In the same sense that vulnerability to malicious contracts are in scope, even though they're not within the mainnet 1 threat model, I'd say the Fred problem is in scope regardless. Just like a vulnerability to a malicious contract is lower severity until we have malicious contracts, I'd say that a failure to solve the Fred problem is lower severity until invitations are tradable. Just like the rationale for the Zoe architecture cannot be understood without considering malicious contracts, the rationale also cannot be understood without considering the Fred problem. Further, a failure to solve the Fred problem will become high severity early in mainnet 2 at the latest, while malicious contracts won't be severe until mainnet 3.

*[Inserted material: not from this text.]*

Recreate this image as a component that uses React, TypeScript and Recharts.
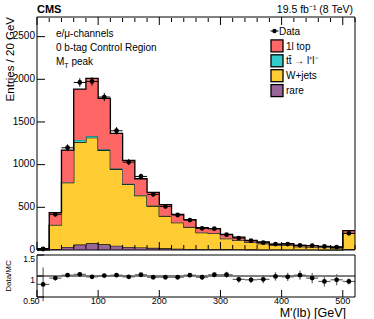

erights commented 2 years ago

Some further detailed resources, which I expect to be both stale and incomplete. However, they are detailed enough to provoke thoughts about what invariants we rely on, and therefore what claims might be attacked:

https://github.com/Agoric/agoric-sdk/blob/master/packages/marshal/src/types.js

https://github.com/Agoric/agoric-sdk/blob/master/packages/marshal/docs/copyRecord-guarantees.md

https://github.com/Agoric/agoric-sdk/blob/master/packages/store/src/types.js

erights commented 2 years ago

Now that @jessysaurusrex created the audit-zestival label, I went and classified all the issues that looked potentially relevant:

https://github.com/Agoric/agoric-sdk/issues?q=is%3Aopen+label%3Aaudit-zestival+sort%3Aupdated-desc

jessysaurusrex commented 2 years ago

Thank you, @erights! Updated to clarify that the Fred Problem is in scope.

Is there a resource somewhere that explains the Fred Problem? I've encountered Fred in The Digital Path: Smart Contracts and the Third World in the Agoric Papers, but I didn't surface any explanations that could be pointed to in an audit report or blog post... just brief mentions across Github issues.

If something does not already exist, I can add creating a Fred Problem explainer to the list of things that should come out of our engagement this week.